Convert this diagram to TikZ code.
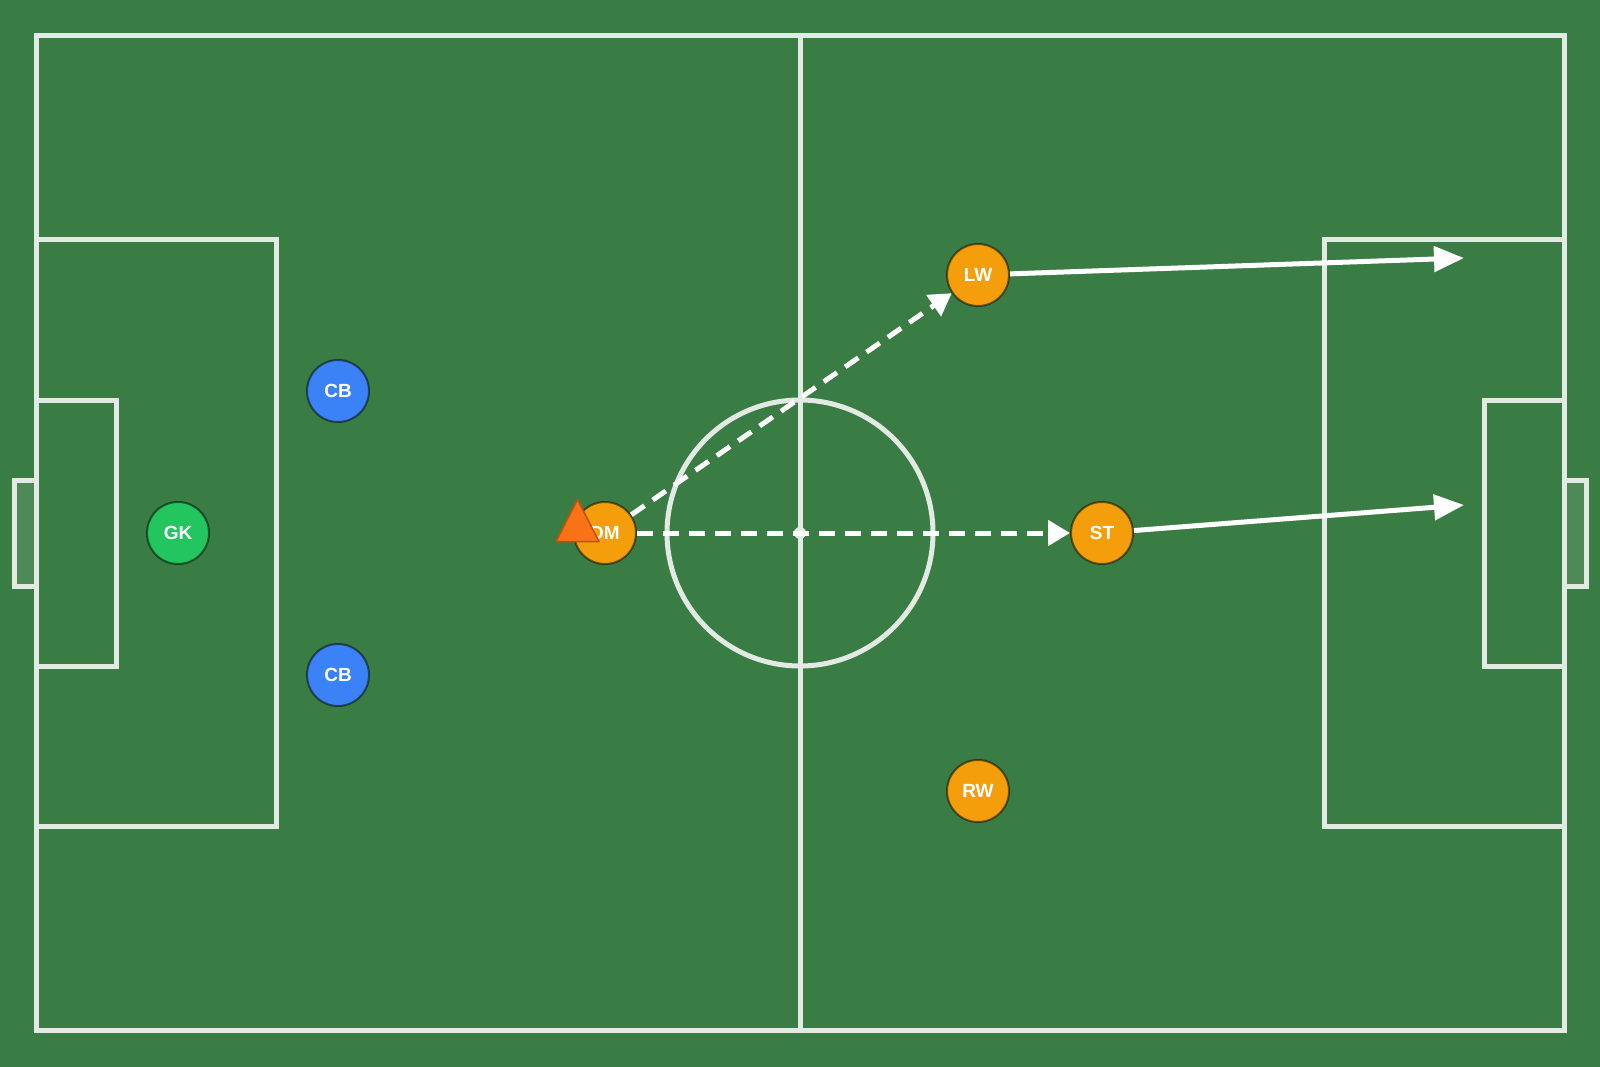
\documentclass[tikz,border=0pt]{standalone}
\usepackage{fontspec}
\setmainfont{Liberation Sans}
\usetikzlibrary{arrows.meta}
\definecolor{pitchGreen}{RGB}{58,125,68}
\definecolor{lineWhite}{RGB}{226,234,227}
\definecolor{homeOrange}{RGB}{245,158,11}
\definecolor{awayBlue}{RGB}{59,130,246}
\definecolor{keeperGreen}{RGB}{34,197,94}
\definecolor{ballOrange}{RGB}{249,115,22}
\definecolor{ballEdge}{RGB}{194,80,12}
\begin{document}
\begin{tikzpicture}
[x=1pt,y=-1pt,
  lineDecorate/.style={draw=lineWhite,line width=5pt},
  goalDecorate/.style={lineDecorate,fill=white,fill opacity=0.1,draw opacity=1},
  nodeDecorate/.style={shape=circle,minimum size=62pt,inner sep=0pt,
    draw=black,draw opacity=0.5,line width=2pt,text=white,
    font=\bfseries\fontsize{19}{19}\selectfont},
  runDecorate/.style={-{Triangle[length=30pt,width=25pt]},draw=white,line width=5pt},
  passDecorate/.style={-{Triangle[length=22pt,width=25pt]},draw=white,line width=5pt,
    dash pattern=on 16pt off 10pt}]
%% pitch
\useasboundingbox (0,0) rectangle (1600,1067);
\fill[pitchGreen] (0,0) rectangle (1600,1067);
\draw[lineDecorate] (36,36) rectangle (1564,1030);
\draw[lineDecorate] (800,36) -- (800,1030);
\draw[lineDecorate] (800,533) circle (133);
\fill[lineWhite] (800,533) circle (6);
\draw[lineDecorate] (36,240) rectangle (276,826);
\draw[lineDecorate] (1324,240) rectangle (1564,826);
\draw[lineDecorate] (36,400) rectangle (116,666);
\draw[lineDecorate] (1484,400) rectangle (1564,666);
\draw[goalDecorate] (14,480) rectangle (36,586);
\draw[goalDecorate] (1564,480) rectangle (1586,586);
%% players
\foreach \nodename/\x/\y/\col in {
  GK/178/533/keeperGreen, CBa/338/391/awayBlue, CBb/338/675/awayBlue,
  DM/605/533/homeOrange, LW/978/275/homeOrange, ST/1102/533/homeOrange,
  RW/978/791/homeOrange}
{
  \node (\nodename) at (\x,\y) [nodeDecorate,fill=\col] {};
}
\foreach \nodename/\txt in {GK/GK, CBa/CB, CBb/CB, DM/DM, LW/LW, ST/ST, RW/RW}
{
  \node[text=white,font=\bfseries\fontsize{19}{19}\selectfont] at (\nodename) {\txt};
}
\coordinate (LWgoal) at (1464,258);
\coordinate (STgoal) at (1464,505);
%% passes and runs
\path
\foreach \startnode/\endnode in {DM/LW, DM/ST}
{
  (\startnode) edge[passDecorate] (\endnode)
};
\path
\foreach \startnode/\endnode in {LW/LWgoal, ST/STgoal}
{
  (\startnode) edge[runDecorate] (\endnode)
};
%% ball
\draw[fill=ballOrange,draw=ballEdge,line width=1.5pt,line join=round]
  (577.5,499.5) -- (556,541.5) -- (599,541.5) -- cycle;
\end{tikzpicture}
\end{document}
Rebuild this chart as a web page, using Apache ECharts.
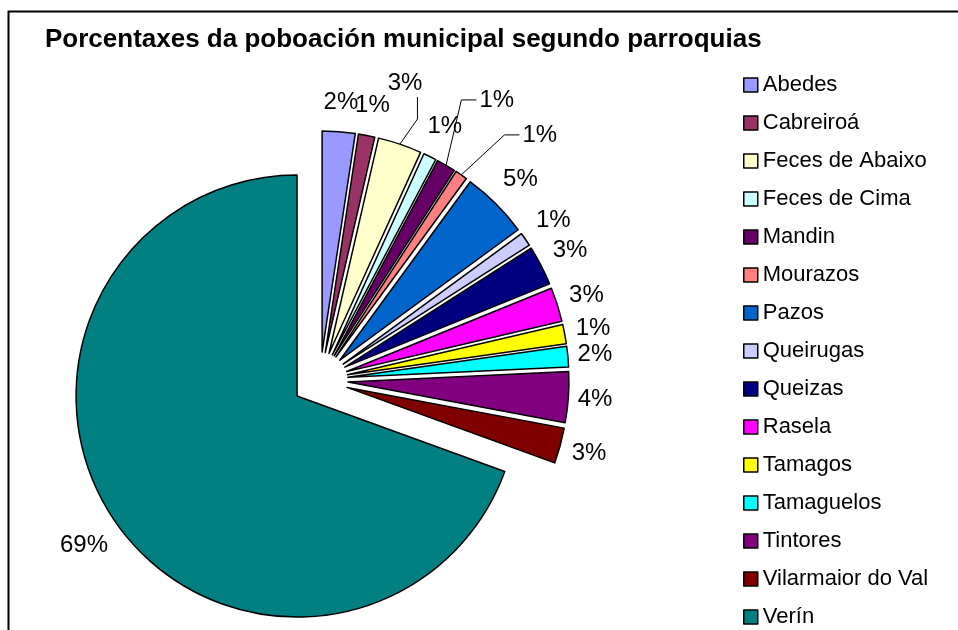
<!DOCTYPE html>
<html>
<head>
<meta charset="utf-8">
<script src="https://cdn.jsdelivr.net/npm/echarts@6/dist/echarts.min.js"></script>
<style>
html, body { margin: 0; padding: 0; background: #fff; }
#chart { width: 958px; height: 630px; }
</style>
</head>
<body>
<div id="chart"></div>
<script>
const parishes = ['Abedes', 'Cabreiroá', 'Feces de Abaixo', 'Feces de Cima', 'Mandin', 'Mourazos', 'Pazos',
	'Queirugas', 'Queizas', 'Rasela', 'Tamagos', 'Tamaguelos', 'Tintores', 'Vilarmaior do Val', 'Verín'];
// share of the municipal population, %
const shares = [2.4, 1.2, 3.2, 0.95, 1.4, 0.9, 4.9, 1.0, 2.9, 2.5, 1.4, 1.5, 3.7, 2.6, 69.45];
const colours = ['#9999ff', '#993366', '#ffffcc', '#ccffff', '#660066', '#ff8080', '#0066cc',
	'#ccccff', '#000080', '#ff00ff', '#ffff00', '#00ffff', '#800080', '#800000', '#008080'];

// labels pushed out with a leader line: [extra distance, extra angle (deg)]
const leaders = { 'Feces de Abaixo': [28, -3], 'Mandin': [48, 2], 'Mourazos': [46, 8] };

const CX = 320, CY = 380, R = 221, EXPLODE = 28;
const FONT = 'Liberation Sans, Arial, sans-serif';

// mid angle of every slice (clockwise from 12 o'clock), used to explode it
const total = shares.reduce((a, b) => a + b, 0);
const mids = [];
let acc = 0;
shares.forEach(v => { mids.push((acc + v / 2) / total * 2 * Math.PI); acc += v; });
const centres = mids.map(a => [CX + EXPLODE * Math.sin(a), CY - EXPLODE * Math.cos(a)]);

// label just outside its slice, like excel's "best fit"
function placeLabel(params) {
	const i = params.dataIndex;
	const lead = leaders[parishes[i]] || [0, 0];
	const a = mids[i] + lead[1] * Math.PI / 180;
	const sx = Math.sin(mids[i]), sy = -Math.cos(mids[i]);
	const cx = centres[i][0], cy = centres[i][1];
	const w = params.labelRect.width, h = params.labelRect.height;
	const d = R + 8 + (w / 2) * Math.abs(Math.sin(a)) + (h / 2 + 8) * Math.abs(Math.cos(a)) + lead[0];
	const lx = cx + d * Math.sin(a), ly = cy - d * Math.cos(a);
	const out = { x: lx, y: ly, align: 'center', verticalAlign: 'middle' };
	if (leaders[parishes[i]]) {
		const p0 = [cx + R * sx, cy + R * sy];
		if (Math.abs(Math.sin(a)) > 0.4) {
			out.labelLinePoints = [p0, [lx - w / 2 - 18, ly], [lx - w / 2 - 3, ly]];
		} else {
			out.labelLinePoints = [p0, [lx + w / 2 - 5, ly + h / 2 + 24], [lx + w / 2 - 5, ly + h / 2 + 2]];
		}
	}
	return out;
}

// one pie per slice, each centred on its own exploded position; only its own slice is painted
const series = parishes.map((owner, k) => ({
	type: 'pie',
	center: centres[k],
	radius: R,
	startAngle: 90,
	clockwise: true,
	silent: true,
	avoidLabelOverlap: false,
	emphasis: { disabled: true },
	label: {
		position: 'outside',
		fontFamily: FONT,
		fontSize: 24,
		color: '#000',
		formatter: p => Math.round(p.value) + '%'
	},
	labelLine: { lineStyle: { color: '#000', width: 1 } },
	labelLayout: placeLabel,
	data: parishes.map((name, i) => ({
		name: name,
		value: shares[i],
		itemStyle: i === k
			? { color: colours[i], borderColor: '#000', borderWidth: 1.5 }
			: { color: 'rgba(0,0,0,0)', borderWidth: 0 },
		label: { show: i === k },
		labelLine: { show: i === k && !!leaders[name] }
	}))
}));

const chart = echarts.init(document.getElementById('chart'));
chart.setOption({
	animation: false,
	title: {
		text: 'Porcentaxes da poboación municipal segundo parroquias',
		left: 40,
		top: 22,
		textStyle: { fontFamily: FONT, fontSize: 26, fontWeight: 'bold', color: '#000' }
	},
	legend: {
		orient: 'vertical',
		left: 738,
		top: 69,
		height: 700,
		itemWidth: 14,
		itemHeight: 14,
		itemGap: 16,
		selectedMode: false,
		icon: 'rect',
		textStyle: { fontFamily: FONT, fontSize: 22, color: '#000' },
		data: parishes.map((name, i) => ({
			name: name,
			itemStyle: { color: colours[i], borderColor: '#000', borderWidth: 1.5 }
		}))
	},
	graphic: [{
		type: 'rect',
		left: 6, top: 9,
		shape: { width: 1000, height: 700 },
		style: { fill: null, stroke: '#000', lineWidth: 2 },
		silent: true
	}],
	series: series
});
</script>
</body>
</html>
================
▶ [Short problem] Check each line of the listing above for the string "this", then report only how many lines have it.

▶ [Final result] 2